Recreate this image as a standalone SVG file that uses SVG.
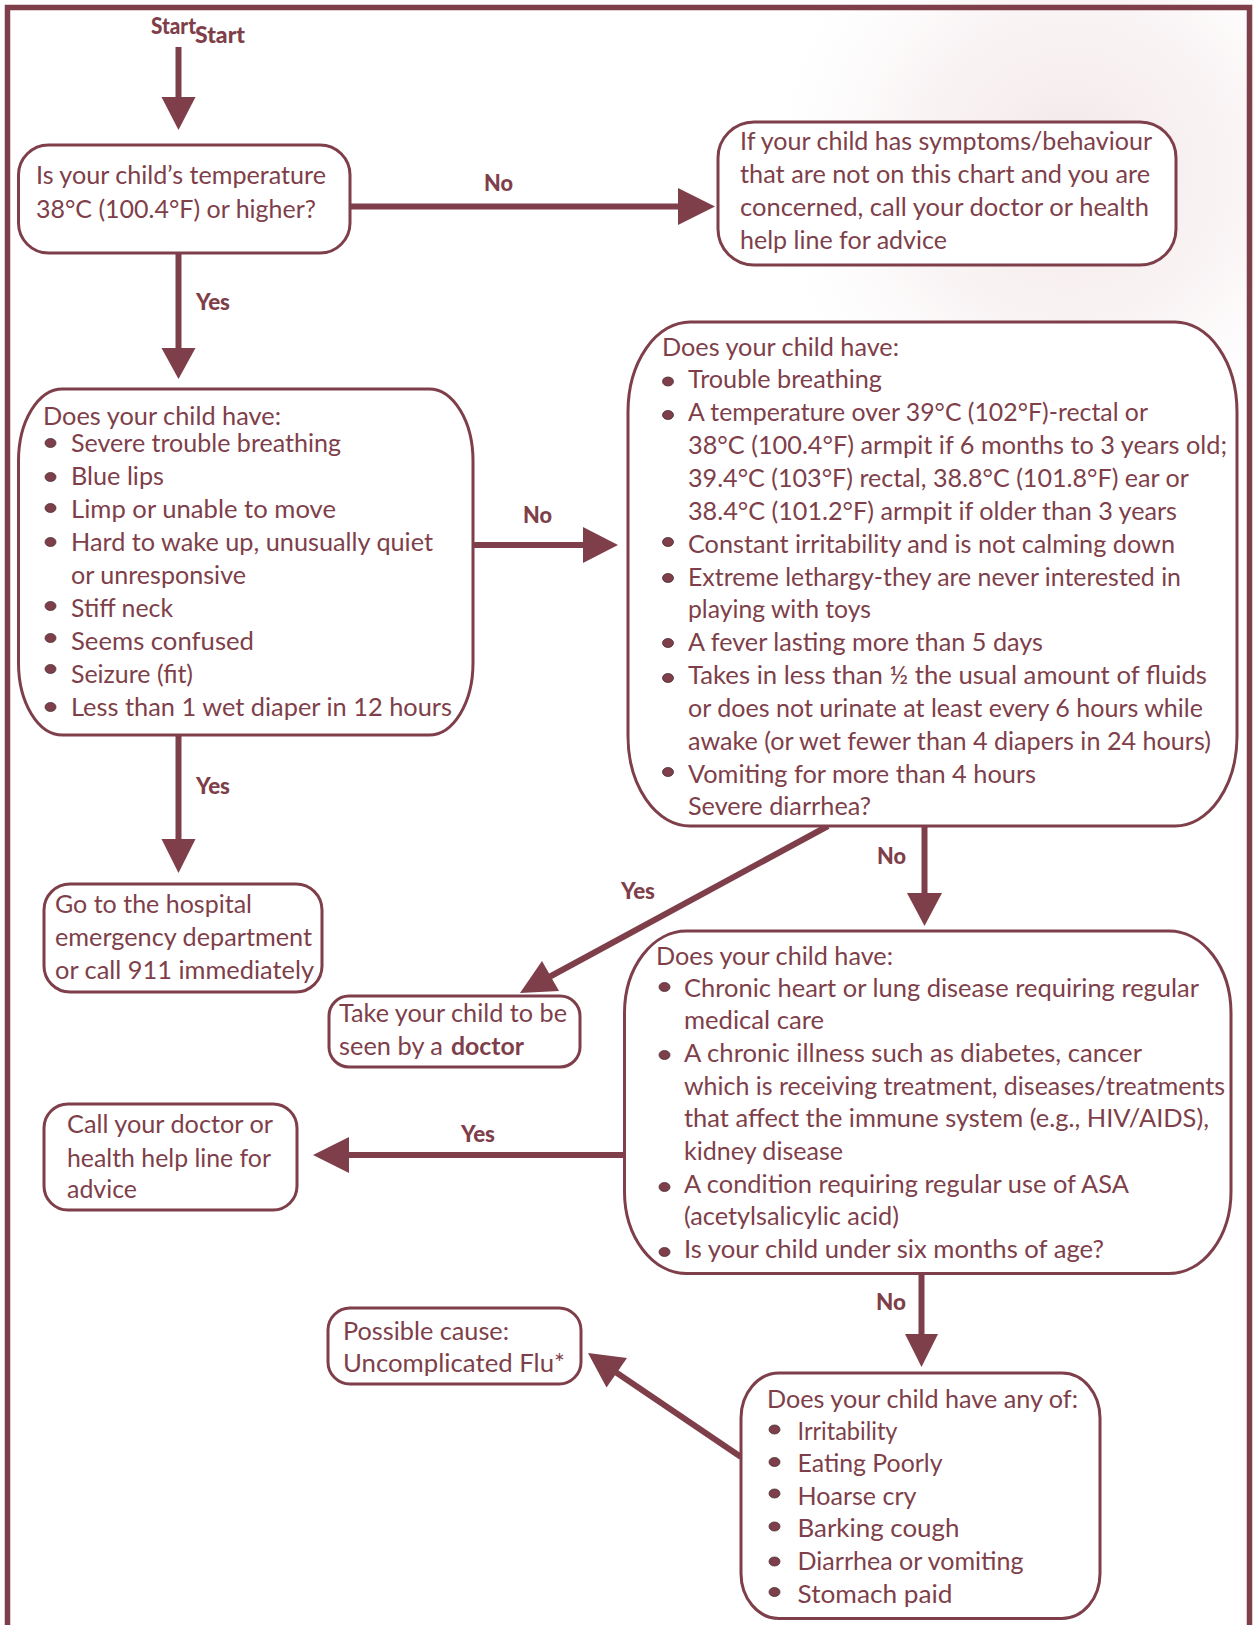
<svg xmlns="http://www.w3.org/2000/svg" width="1254" height="1625" viewBox="0 0 1254 1625">
<style>
.t{font-family:Lato,"Open Sans","Liberation Sans",sans-serif;font-size:25px;fill:#7E3F4A}
.tb{font-family:Lato,"Open Sans","Liberation Sans",sans-serif;font-size:25px;font-weight:bold;fill:#7E3F4A}
.l{font-family:Lato,"Liberation Sans",sans-serif;font-size:22px;font-weight:900;fill:#7E3F4A}
.box{fill:#FFFFFF;stroke:#7E3F4A;stroke-width:3}
.ln{stroke:#7E3F4A;stroke-width:6;fill:none}
.ah{fill:#7E3F4A}
.b{fill:#7E3F4A;stroke:#4A3035;stroke-width:0.8}
.frame{fill:none;stroke:#7E3F4A;stroke-width:5.5}
</style>
<defs>
<radialGradient id="bg" gradientUnits="userSpaceOnUse" cx="1070" cy="170" r="320">
<stop offset="0" stop-color="#E8D2D5" stop-opacity="0.55"/>
<stop offset="0.55" stop-color="#F0E2E4" stop-opacity="0.35"/>
<stop offset="1" stop-color="#FFFFFF" stop-opacity="0"/>
</radialGradient>
</defs>
<rect width="1254" height="1625" fill="#FFFFFF"/>
<rect x="700" y="0" width="554" height="560" fill="url(#bg)"/>
<path class="frame" d="M7.5,1625 V7.5 H1249.5 V1625"/>

<g id="start">
<text class="l" x="151" y="34" textLength="45" lengthAdjust="spacingAndGlyphs">Start</text>
<text class="l" x="195" y="43" textLength="50" lengthAdjust="spacingAndGlyphs">Start</text>
</g>

<g id="connectors">
<line class="ln" x1="178.5" y1="47" x2="178.5" y2="98"/>
<polygon class="ah" points="161.5,97 195.5,97 178.5,130"/>

<line class="ln" x1="350" y1="206.5" x2="680" y2="206.5"/>
<polygon class="ah" points="678,188 678,225 715,206.5"/>
<text class="l" x="484" y="191" textLength="29" lengthAdjust="spacingAndGlyphs">No</text>

<line class="ln" x1="178.5" y1="253" x2="178.5" y2="350"/>
<polygon class="ah" points="161.5,348 195.5,348 178.5,379"/>
<text class="l" x="196" y="310" textLength="34" lengthAdjust="spacingAndGlyphs">Yes</text>

<line class="ln" x1="473" y1="545" x2="585" y2="545"/>
<polygon class="ah" points="583,527 583,563 618,545"/>
<text class="l" x="523" y="523" textLength="29" lengthAdjust="spacingAndGlyphs">No</text>

<line class="ln" x1="178.5" y1="736" x2="178.5" y2="841"/>
<polygon class="ah" points="161.5,839 195.5,839 178.5,873"/>
<text class="l" x="196" y="794" textLength="34" lengthAdjust="spacingAndGlyphs">Yes</text>

<line class="ln" x1="828" y1="826" x2="540" y2="982"/>
<polygon class="ah" points="520,993 542,961 559,991"/>
<text class="l" x="621" y="899" textLength="34" lengthAdjust="spacingAndGlyphs">Yes</text>

<line class="ln" x1="924.5" y1="826" x2="924.5" y2="895"/>
<polygon class="ah" points="907,893 942,893 924.5,926"/>
<text class="l" x="877" y="864" textLength="29" lengthAdjust="spacingAndGlyphs">No</text>

<line class="ln" x1="624" y1="1155" x2="347" y2="1155"/>
<polygon class="ah" points="349,1137 349,1173 313,1155"/>
<text class="l" x="461" y="1142" textLength="34" lengthAdjust="spacingAndGlyphs">Yes</text>

<line class="ln" x1="921.5" y1="1273" x2="921.5" y2="1336"/>
<polygon class="ah" points="905,1334 938,1334 921.5,1367"/>
<text class="l" x="876" y="1310" textLength="30" lengthAdjust="spacingAndGlyphs">No</text>

<line class="ln" x1="741" y1="1457" x2="614" y2="1371"/>
<polygon class="ah" points="588,1353 627,1358 606.5,1387.5"/>
</g>

<g id="n1">
<rect class="box" x="18.5" y="145" width="331.5" height="108" rx="30" ry="30"/>
<text class="t" x="36" y="184" textLength="290" lengthAdjust="spacingAndGlyphs">Is your child’s temperature</text>
<text class="t" x="36" y="218" textLength="280" lengthAdjust="spacingAndGlyphs">38°C (100.4°F) or higher?</text>
</g>

<g id="n2">
<rect class="box" x="718" y="122" width="458" height="143" rx="36" ry="36"/>
<text class="t" x="740" y="150" textLength="412" lengthAdjust="spacingAndGlyphs">If your child has symptoms/behaviour</text>
<text class="t" x="740" y="183" textLength="410" lengthAdjust="spacingAndGlyphs">that are not on this chart and you are</text>
<text class="t" x="740" y="216" textLength="409" lengthAdjust="spacingAndGlyphs">concerned, call your doctor or health</text>
<text class="t" x="740" y="249" textLength="207" lengthAdjust="spacingAndGlyphs">help line for advice</text>
</g>

<g id="n3">
<rect class="box" x="18.5" y="389" width="454.5" height="346" rx="44" ry="72"/>
<text class="t" x="43" y="425" textLength="238" lengthAdjust="spacingAndGlyphs">Does your child have:</text>
<ellipse class="b" cx="50.5" cy="443" rx="5.5" ry="4.5"/>
<text class="t" x="71" y="452" textLength="270" lengthAdjust="spacingAndGlyphs">Severe trouble breathing</text>
<ellipse class="b" cx="50.5" cy="477" rx="5.5" ry="4.5"/>
<text class="t" x="71" y="485" textLength="93" lengthAdjust="spacingAndGlyphs">Blue lips</text>
<ellipse class="b" cx="50.5" cy="508" rx="5.5" ry="4.5"/>
<text class="t" x="71" y="518" textLength="265" lengthAdjust="spacingAndGlyphs">Limp or unable to move</text>
<ellipse class="b" cx="50.5" cy="542" rx="5.5" ry="4.5"/>
<text class="t" x="71" y="551" textLength="362" lengthAdjust="spacingAndGlyphs">Hard to wake up, unusually quiet</text>
<text class="t" x="71" y="584" textLength="175" lengthAdjust="spacingAndGlyphs">or unresponsive</text>
<ellipse class="b" cx="50.5" cy="606" rx="5.5" ry="4.5"/>
<text class="t" x="71" y="617" textLength="102" lengthAdjust="spacingAndGlyphs">Stiff neck</text>
<ellipse class="b" cx="50.5" cy="638" rx="5.5" ry="4.5"/>
<text class="t" x="71" y="650" textLength="183" lengthAdjust="spacingAndGlyphs">Seems confused</text>
<ellipse class="b" cx="50.5" cy="669" rx="5.5" ry="4.5"/>
<text class="t" x="71" y="683" textLength="122" lengthAdjust="spacingAndGlyphs">Seizure (fit)</text>
<ellipse class="b" cx="50.5" cy="707" rx="5.5" ry="4.5"/>
<text class="t" x="71" y="716" textLength="381" lengthAdjust="spacingAndGlyphs">Less than 1 wet diaper in 12 hours</text>
</g>

<g id="n4">
<rect class="box" x="628" y="322" width="609" height="504" rx="62" ry="90"/>
<text class="t" x="662" y="356" textLength="237" lengthAdjust="spacingAndGlyphs">Does your child have:</text>
<ellipse class="b" cx="668" cy="381.5" rx="5.5" ry="4.5"/>
<text class="t" x="688" y="388" textLength="194" lengthAdjust="spacingAndGlyphs">Trouble breathing</text>
<ellipse class="b" cx="668" cy="415" rx="5.5" ry="4.5"/>
<text class="t" x="688" y="421" textLength="460" lengthAdjust="spacingAndGlyphs">A temperature over 39°C (102°F)-rectal or</text>
<text class="t" x="688" y="454" textLength="539" lengthAdjust="spacingAndGlyphs">38°C (100.4°F) armpit if 6 months to 3 years old;</text>
<text class="t" x="688" y="487" textLength="501" lengthAdjust="spacingAndGlyphs">39.4°C (103°F) rectal, 38.8°C (101.8°F) ear or</text>
<text class="t" x="688" y="520" textLength="489" lengthAdjust="spacingAndGlyphs">38.4°C (101.2°F) armpit if older than 3 years</text>
<ellipse class="b" cx="668" cy="542" rx="5.5" ry="4.5"/>
<text class="t" x="688" y="553" textLength="487" lengthAdjust="spacingAndGlyphs">Constant irritability and is not calming down</text>
<ellipse class="b" cx="668" cy="578" rx="5.5" ry="4.5"/>
<text class="t" x="688" y="586" textLength="493" lengthAdjust="spacingAndGlyphs">Extreme lethargy-they are never interested in</text>
<text class="t" x="688" y="618" textLength="183" lengthAdjust="spacingAndGlyphs">playing with toys</text>
<ellipse class="b" cx="668" cy="643" rx="5.5" ry="4.5"/>
<text class="t" x="688" y="651" textLength="355" lengthAdjust="spacingAndGlyphs">A fever lasting more than 5 days</text>
<ellipse class="b" cx="668" cy="678" rx="5.5" ry="4.5"/>
<text class="t" x="688" y="684" textLength="519" lengthAdjust="spacingAndGlyphs">Takes in less than ½ the usual amount of fluids</text>
<text class="t" x="688" y="717" textLength="515" lengthAdjust="spacingAndGlyphs">or does not urinate at least every 6 hours while</text>
<text class="t" x="688" y="750" textLength="523" lengthAdjust="spacingAndGlyphs">awake (or wet fewer than 4 diapers in 24 hours)</text>
<ellipse class="b" cx="668" cy="772" rx="5.5" ry="4.5"/>
<text class="t" x="688" y="783" textLength="348" lengthAdjust="spacingAndGlyphs">Vomiting for more than 4 hours</text>
<text class="t" x="688" y="815" textLength="183" lengthAdjust="spacingAndGlyphs">Severe diarrhea?</text>
</g>

<g id="n5">
<rect class="box" x="329" y="996" width="251" height="71" rx="20" ry="20"/>
<text class="t" x="339" y="1022" textLength="228" lengthAdjust="spacingAndGlyphs">Take your child to be</text>
<text class="t" x="339" y="1055" textLength="104" lengthAdjust="spacingAndGlyphs">seen by a</text>
<text class="tb" x="451" y="1055" textLength="73" lengthAdjust="spacingAndGlyphs">doctor</text>
</g>

<g id="n6">
<rect class="box" x="44" y="884" width="278" height="108" rx="26" ry="26"/>
<text class="t" x="55" y="913" textLength="197" lengthAdjust="spacingAndGlyphs">Go to the hospital</text>
<text class="t" x="55" y="946" textLength="257" lengthAdjust="spacingAndGlyphs">emergency department</text>
<text class="t" x="55" y="979" textLength="259" lengthAdjust="spacingAndGlyphs">or call 911 immediately</text>
</g>

<g id="n7">
<rect class="box" x="44" y="1104" width="253" height="106" rx="24" ry="24"/>
<text class="t" x="67" y="1133" textLength="206" lengthAdjust="spacingAndGlyphs">Call your doctor or</text>
<text class="t" x="67" y="1167" textLength="204" lengthAdjust="spacingAndGlyphs">health help line for</text>
<text class="t" x="67" y="1198" textLength="70" lengthAdjust="spacingAndGlyphs">advice</text>
</g>

<g id="n8">
<rect class="box" x="624.5" y="931" width="606.5" height="342.5" rx="62" ry="82"/>
<text class="t" x="656" y="965" textLength="237" lengthAdjust="spacingAndGlyphs">Does your child have:</text>
<ellipse class="b" cx="664.5" cy="987" rx="5.5" ry="4.5"/>
<text class="t" x="684" y="997" textLength="515" lengthAdjust="spacingAndGlyphs">Chronic heart or lung disease requiring regular</text>
<text class="t" x="684" y="1029" textLength="140" lengthAdjust="spacingAndGlyphs">medical care</text>
<ellipse class="b" cx="664.5" cy="1055" rx="5.5" ry="4.5"/>
<text class="t" x="684" y="1062" textLength="458" lengthAdjust="spacingAndGlyphs">A chronic illness such as diabetes, cancer</text>
<text class="t" x="684" y="1095" textLength="541" lengthAdjust="spacingAndGlyphs">which is receiving treatment, diseases/treatments</text>
<text class="t" x="684" y="1127" textLength="525" lengthAdjust="spacingAndGlyphs">that affect the immune system (e.g., HIV/AIDS),</text>
<text class="t" x="684" y="1160" textLength="159" lengthAdjust="spacingAndGlyphs">kidney disease</text>
<ellipse class="b" cx="664.5" cy="1187" rx="5.5" ry="4.5"/>
<text class="t" x="684" y="1193" textLength="445" lengthAdjust="spacingAndGlyphs">A condition requiring regular use of ASA</text>
<text class="t" x="684" y="1225" textLength="215" lengthAdjust="spacingAndGlyphs">(acetylsalicylic acid)</text>
<ellipse class="b" cx="664.5" cy="1252" rx="5.5" ry="4.5"/>
<text class="t" x="684" y="1258" textLength="420" lengthAdjust="spacingAndGlyphs">Is your child under six months of age?</text>
</g>

<g id="n9">
<rect class="box" x="741" y="1373" width="359" height="245.5" rx="38" ry="45"/>
<text class="t" x="767" y="1408" textLength="311" lengthAdjust="spacingAndGlyphs">Does your child have any of:</text>
<ellipse class="b" cx="774.5" cy="1429.5" rx="5.5" ry="4.5"/>
<text class="t" x="797.5" y="1440" textLength="100" lengthAdjust="spacingAndGlyphs">Irritability</text>
<ellipse class="b" cx="774.5" cy="1462" rx="5.5" ry="4.5"/>
<text class="t" x="797.5" y="1472" textLength="145" lengthAdjust="spacingAndGlyphs">Eating Poorly</text>
<ellipse class="b" cx="774.5" cy="1493.5" rx="5.5" ry="4.5"/>
<text class="t" x="797.5" y="1505" textLength="119" lengthAdjust="spacingAndGlyphs">Hoarse cry</text>
<ellipse class="b" cx="774.5" cy="1526.5" rx="5.5" ry="4.5"/>
<text class="t" x="797.5" y="1537" textLength="162" lengthAdjust="spacingAndGlyphs">Barking cough</text>
<ellipse class="b" cx="774.5" cy="1561.5" rx="5.5" ry="4.5"/>
<text class="t" x="797.5" y="1570" textLength="226" lengthAdjust="spacingAndGlyphs">Diarrhea or vomiting</text>
<ellipse class="b" cx="774.5" cy="1592" rx="5.5" ry="4.5"/>
<text class="t" x="797.5" y="1603" textLength="155" lengthAdjust="spacingAndGlyphs">Stomach paid</text>
</g>

<g id="n10">
<rect class="box" x="328" y="1308" width="253" height="76" rx="22" ry="22"/>
<text class="t" x="343" y="1340" textLength="166" lengthAdjust="spacingAndGlyphs">Possible cause:</text>
<text class="t" x="343" y="1372" textLength="222" lengthAdjust="spacingAndGlyphs">Uncomplicated Flu*</text>
</g>
</svg>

=== To do ===
State the count of lines with the word "that" in them, and write nothing else.

=== Completed task ===
3